Saw Meteor Crater this a.m.  Have heard about it for years and finally got to see it.  Took the guided tour along the north rim out to the ruins of the original office and house where Barringer’s mine manager lived.  Fascinating.  Heading into New Mexico now.

Made friends with Pumpkin, the v. round orange cat who lives at the Meteor Crater RV park last night.  He was an extremely friendly cat about town, and a highlight of our visit.  My sixteen year old picked him up and he purred mightily.

 

10/13

East to Littlefield TX after a longer than expected drive seeking RV parks in the Texas panhandle that did not exist, via Clovis New Mexico.  This area seems to me to still be recovering from the Dust Bowl.  A desolate and stern country with warm, tough people.

 

10/14

North to Amarillo and now on to Oklahoma City marveling again at how a map does not justly convey the distance you have to travel to get somewhere in Texas.  There is a time warp as you drive the straight roads — it seems to take longer than the actual elapsed time to get 10 miles.  Drive 5 miles, it would seem to take 15 minutes.

Oklahoma, you are a sight for sore eyes!

Rich red dirt and peaceful farm trees in the gentle hills and valleys….and of course the wind.  But it smells wonderful.  A hundred, a thousand flashbacks to my life when I was a young woman, junior high, high school, visiting my grandmother in Oklahoma City.

A side note: There aren’t any Honda Odysseys in Texas nor in most of Oklahoma, as far as I can tell.  Where I live, you can’t throw a rock without hitting one, but I went for several days out west without noticing any.

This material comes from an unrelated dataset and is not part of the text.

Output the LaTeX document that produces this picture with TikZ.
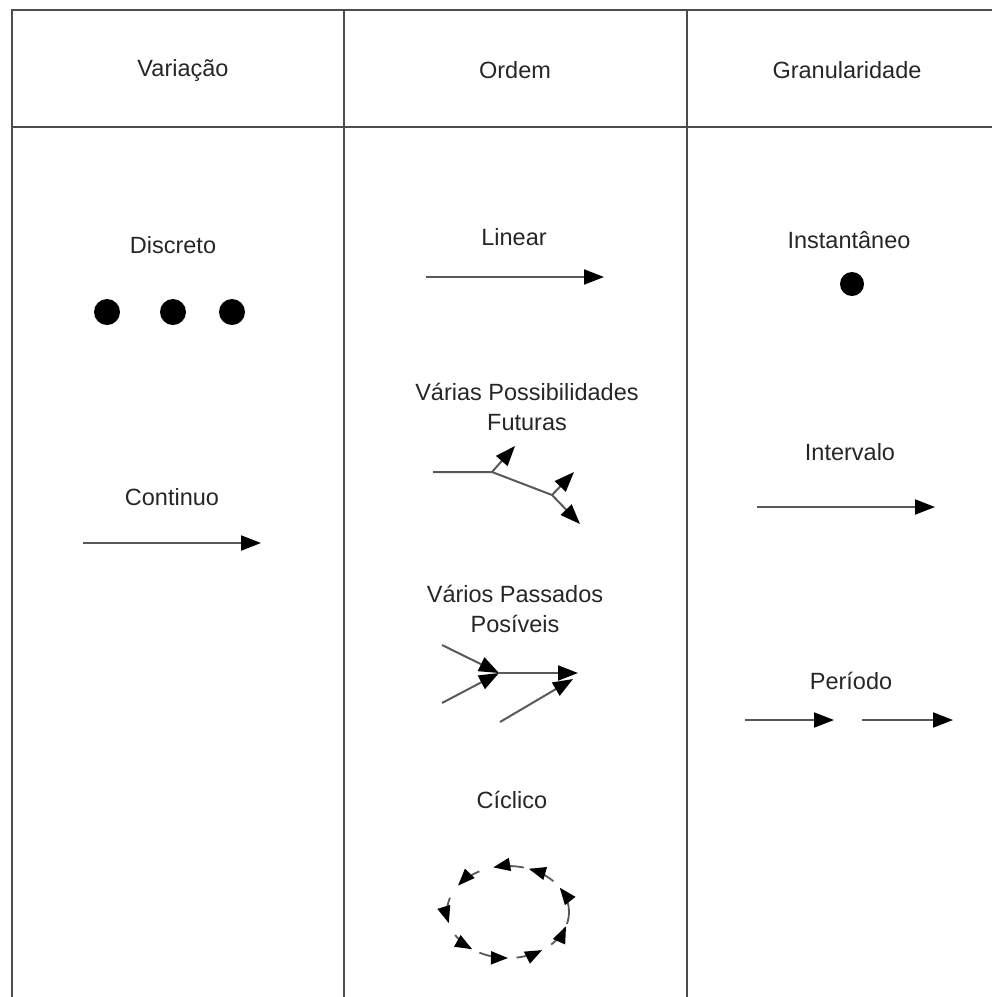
\documentclass[tikz,border=0pt]{standalone}
\usepackage{fontspec}
\setmainfont{Liberation Sans}
\usetikzlibrary{arrows.meta}
\begin{document}
\begin{tikzpicture}[x=1pt,y=-1pt,
  grid/.style={draw=black!70,line width=1.5pt},
  lbl/.style={font=\fontsize{23.5}{30}\selectfont, text=black!85, align=center, inner sep=0pt},
  arr/.style={draw=black!65,line width=2pt,-{Triangle[length=20pt,width=15pt,black]}},
  carr/.style={draw=black!65,line width=1.8pt,-{Triangle[length=17pt,width=13pt,black]}},
  plain/.style={draw=black!65,line width=2pt},
  dot/.style={circle,fill=black,minimum size=26pt,inner sep=0pt}]
\useasboundingbox (0,0) rectangle (992,997);
% table
\draw[grid] (12,997) -- (12,10) -- (992,10);
\draw[grid] (12,127) -- (992,127);
\draw[grid] (344,10) -- (344,997);
\draw[grid] (687,10) -- (687,997);
% headers
\node[lbl] (hvar) at (183,70) {Variação};
\node[lbl] (hord) at (515,70) {Ordem};
\node[lbl] (hgran) at (847,70) {Granularidade};
% column 1
\node[lbl] (disc) at (173,245) {Discreto};
\node[dot] (d1) at (107,312) {};
\node[dot] (d2) at (173,312) {};
\node[dot] (d3) at (232,312) {};
\node[lbl] (cont) at (172,497) {Continuo};
\coordinate (c1) at (83,543);
\coordinate (c2) at (261,543);
\draw[arr] (c1) -- (c2);
% column 2
\node[lbl] (lin) at (514,237) {Linear};
\coordinate (l1) at (426,277);
\coordinate (l2) at (604,277);
\draw[arr] (l1) -- (l2);
\node[lbl] (fut) at (527,407) {Várias Possibilidades\\Futuras};
\coordinate (f0) at (433,472);
\coordinate (fj) at (492,472);
\coordinate (ft1) at (515,446);
\coordinate (fk) at (552,495);
\coordinate (ft2) at (574,472);
\coordinate (ft3) at (580,524);
\draw[plain] (f0) -- (fj) -- (fk);
\draw[arr] (fj) -- (ft1);
\draw[arr] (fk) -- (ft2);
\draw[arr] (fk) -- (ft3);
\node[lbl] (pas) at (515,609) {Vários Passados\\Posíveis};
\coordinate (p1) at (442,645);
\coordinate (p2) at (442,703);
\coordinate (pj) at (499,673);
\coordinate (pt) at (578,673);
\coordinate (p3) at (500,722);
\coordinate (p4) at (573,679);
\draw[arr] (p1) -- (pj);
\draw[arr] (p2) -- (pj);
\draw[arr] (pj) -- (pt);
\draw[arr] (p3) -- (p4);
\node[lbl] (cic) at (512,800) {Cíclico};
\coordinate (cc) at (508,912);
\foreach \s/\e in {75/104, 42/70, -15/32, -45/-18, -82/-56, -118/-90, -150/-126, 162/194, 118/145}{
  \draw[carr] plot[domain=\s:\e, samples=12, smooth] ({508+61*cos(\x)}, {912-46*sin(\x)});
}
% column 3
\node[lbl] (inst) at (849,240) {Instantâneo};
\node[dot, minimum size=24pt] (idot) at (852,284) {};
\node[lbl] (int) at (850,452) {Intervalo};
\coordinate (i1) at (757,507);
\coordinate (i2) at (935,507);
\draw[arr] (i1) -- (i2);
\node[lbl] (per) at (851,681) {Período};
\coordinate (q1) at (745,720);
\coordinate (q2) at (834,720);
\coordinate (q3) at (862,720);
\coordinate (q4) at (953,720);
\draw[arr] (q1) -- (q2);
\draw[arr] (q3) -- (q4);
\end{tikzpicture}
\end{document}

This has been a trip of extremes–in terrain: from the view of Pikes Peak, to the Colorado valleys of Durango and Salida, to the knobs and cliffs of Canyonlands, to the Sonoran desert, to the vast plains of Texas and Oklahoma–and in temperatures: 95 degrees in Phoenix, only four days after we hit 38 degrees in our pop-up at Canyonlands–and six different stops to see different groups of friends and family!

 

10/15

Red sumac on the roadsides in Oklahoma as we leave Green Country.  Golden glowing grass-heads straining north in Missouri as the grey clouds break up into beautiful puffs–the sun is out.  Another parting after another meeting.  This trip has been full of these which has brought joy–and pain, because partings always bring sadness, and when you schedule so many short visits, you haven’t had enough time to soak in the company before you must tear yourself away again.

This is the price I must pay for family and friendships scattered across half a continent.

God is good.  God is kind.  God is amazing.

To tell you my story is to tell of him.